An aspirational document to be sure. I’d like to think we’re getting closer to its lofty ideals, but lately I am not so sure.

But let us celebrate what we have and the ideals this document and this country espoused.

The Strange And Minor Obsessive Things In Life

As you know, gentle reader, I’m a touch off center, and one of the things that kind of trips my circuit is which side of the faucet the soft soap dispenser is in our home. We have four sinks with soap dispensers, and the soap dispenser must be on the left.

I don’t care where it is elsewhere, such as when I am out. But at home, it must be on the left.

From time to time, someone cleans the bathrooms, he or she (my son or my beautiful wife) puts the soap on the right side of the faucet. And it weirds me out.

I have to move it to the correct side of the faucet immediately.

I don’t know why. Maybe it’s the influence of Time Out Of Joint by Philip K. Dick, where a simple incongruity makes a fabricated reality collapse around the man at the center of it. I read that book, what, in high school, when I bought it inexpensively at a drug store? Or is that what THEY want me to remember?

Snakes of the Week

So last week, we encountered a couple of snakes in a couple of different habitats.

When we went to Dogwood Canyon, we saw this snake sunning itself on one of the stone bridges. Not on the part we walked on, fortunately.

To me, it looks like a rat snake of some sort, but I’m not sure. To be honest, the snake flashcards I created don’t really nail a snake if it’s in a different position. I know that lined snakes are okay, but the venomous snakes around here have diamond patterns or jagged ring things. So we gave this guy plenty of room.

When we got home on Wednesday, we found this:

That’s easy to identify; that’s a prairie ring-necked snake. Bigger than the one we saw in April. And dead, so the cats got it. We did have someone tending to the cats, but it’s good to know they could hunt up something to eat in the family room if they needed to.

Although maybe “easy to identify” might be a misnomer; I had the boys look through the snake flashcards, and the oldest came up with Northern Red-Bellied Snake. So maybe the flashcards are pretty worthless.

Maybe I should have made up an acronym like Snake Out, Snake In (SOSI) to riff on like , but that seems like work.

TITO

So yesterday was the last day of my vacation, at least the weekday portion, so I took the boys on what has been our traditional outing: We go bowling, and then we go to the nature center.

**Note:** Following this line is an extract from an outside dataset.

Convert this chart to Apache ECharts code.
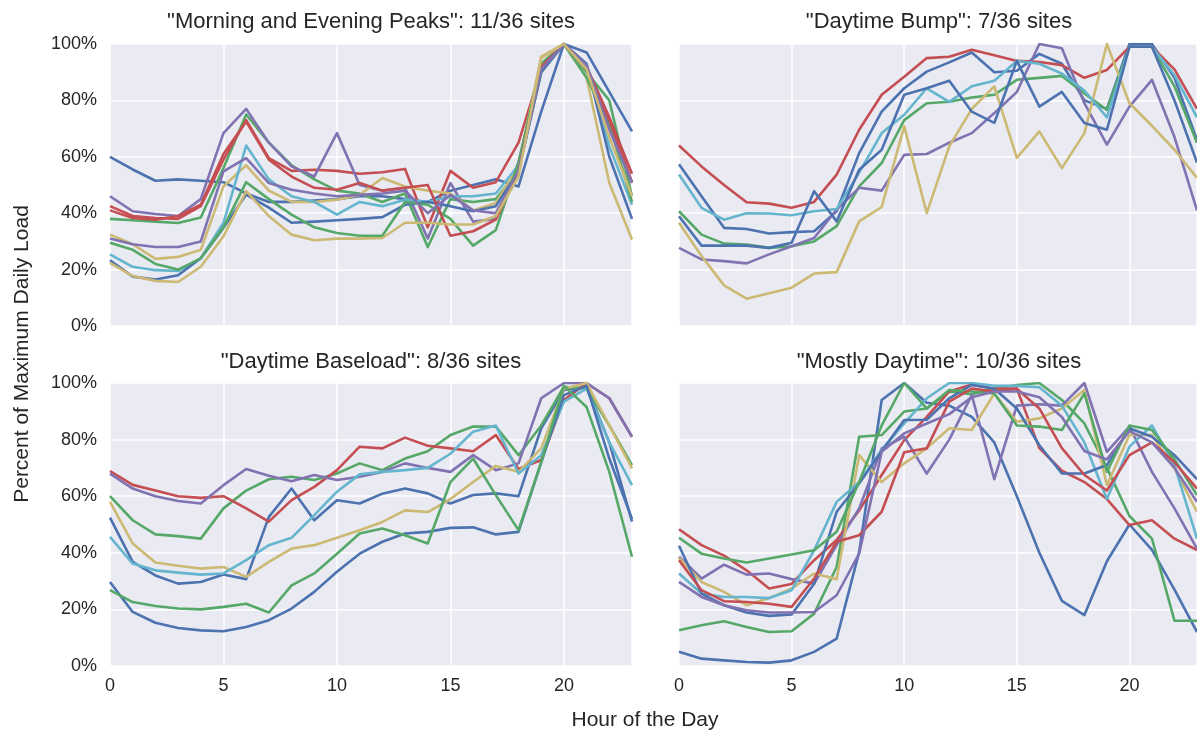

We’ve done this summers when they’ve not been in “camps” (read: temporary, themed day care without the stigmatic name) or on holidays like MLK Day or Presidents’ Day. One summer, we did participated in the local “Kids Bowl Free” promotion which gives registered kids under 18 two free games of bowling as long as they’ve got a parent with them paying some freight. So we went, what, every week? Twice some weeks? A lot. But my boys didn’t get into bowling really because it requires skill and patience and taking advice for improvement. But we got to know Cathy and June at Sunshine Lanes a bit. But that was, what, four years ago? Our visits have tailed off to once a year to the bowling alley. And less to the nature center.

But yesterday, we rekindled the tradition. And, hopefully, started a new one.

I got a turkey. Which is three strikes in a row. To start the game.

Jeez, am I bragging again after showing off conspicuous consumption again? I never can tell how insufferable I might be to others, which is my blessing and my curse. But it’s my blog. So you hear about my turkey in.

I’ve never thrown three strikes in a row before. And I might not again. As a matter of face, I did not even pick up a spare the rest of the game until the tenth frame (and then threw a strike on the extra ball), so I ended up with a rather pedestrian 143 on a game where I had a perfect 300 game going through three frames.

At any rate, we went to the nature center next. The building with the animal and ecology exhibits was closed yet as were the bathrooms (which made me glad that I went at the bowling alley). We did the whole loop, a little over two and a half miles, and as we walked along the boardwalk above a glade, a bird crossed the path ahead of us and joined a friend right off the side of the boardwalk, and they stayed beside the boardwalk as we passed.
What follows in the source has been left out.